Billed as an opportunity for residents to tell Stringer “what’s on your mind,” “help improve New York City,” and “learn what the comptroller’s office can do for you,” residents expressed concern over issues that have plagued Brooklynites over the past decade: the crumbling of long-established small businesses; the lack of affordable housing; and fears of gentrification.

When asked about rising rents in Brooklyn, Stringer said, “I have been the elected official that has opposed these ill-advised rezonings, because what’s happening is we build 30-story buildings, and then the gentrification forces people out.”

Stringer said the city must draft a new housing plan with “a $400 million revolving fund” for development and a land bank trust, “so we can look at our vacant property and give it to community-based organizations” for development that benefits local residents.

Stringer called for a return to greater community-based planning in regard to housing. Photo courtesy of Susan Watts/NYC Comptroller’s Office
Stringer called for a return to greater community-based planning in regard to housing.

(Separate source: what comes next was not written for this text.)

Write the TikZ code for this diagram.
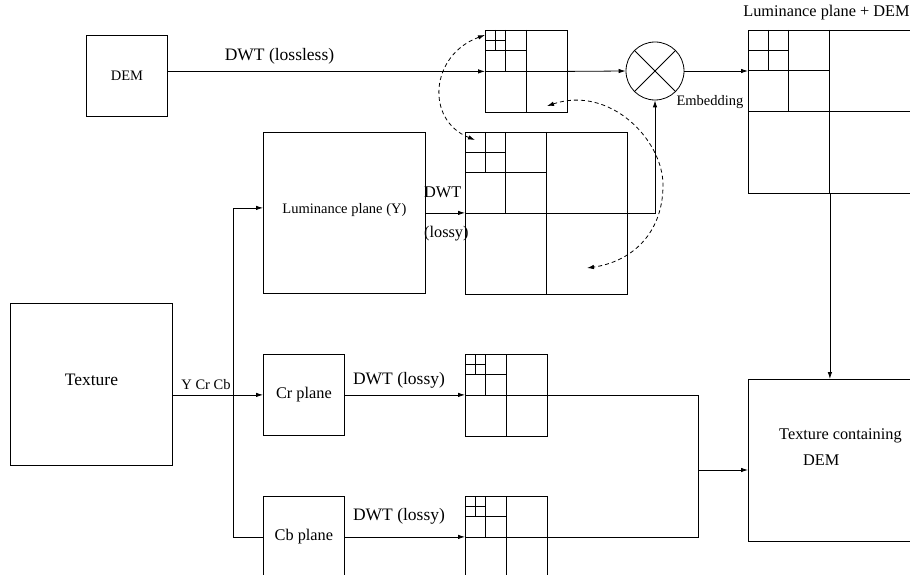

Photo courtesy of Susan Watts/NYC Comptroller’s Office

He also made a more general call for a return to greater community-based planning in regard to housing.

“We are building housing the wrong way,” he continued. “I just issued a report that showed that there are 580,000 people that are one step away from homelessness [and] the housing that we’re building is not for them.”

He said that most of those surveyed are working-class people, including taxi drivers, restaurant workers, health care aides and others who are behind on rent or already in alternative shelters. “Without these folks we would not survive as a city, yet we are slowly forcing them out.”

Attendees also wanted to know how the community might benefit from the state’s potential legalization of recreational marijuana and the expected new tax revenue generated by its passing.

Stringer said that one of the myriad aspects of the billion-dollar industry he “thinks about” is “not to simply use this revenue to pay for subways or pay for roads and bridges; I do believe there has to be cannabis equality in the community.”

The comptroller demurred when pressed for specifics.

“We’ll see what rules are promulgated,” he told the Brooklyn Eagle after the event. “This is where we’re going to have to get it right; we need entrepreneurship in all communities, not just the big corporations.”

The event was held at Restoration Plaza on Fulton Street, home to the Bedford-Stuyvesant Restoration Corporation, a community development organization that, just hours earlier, announced it will seek to redesign the complex.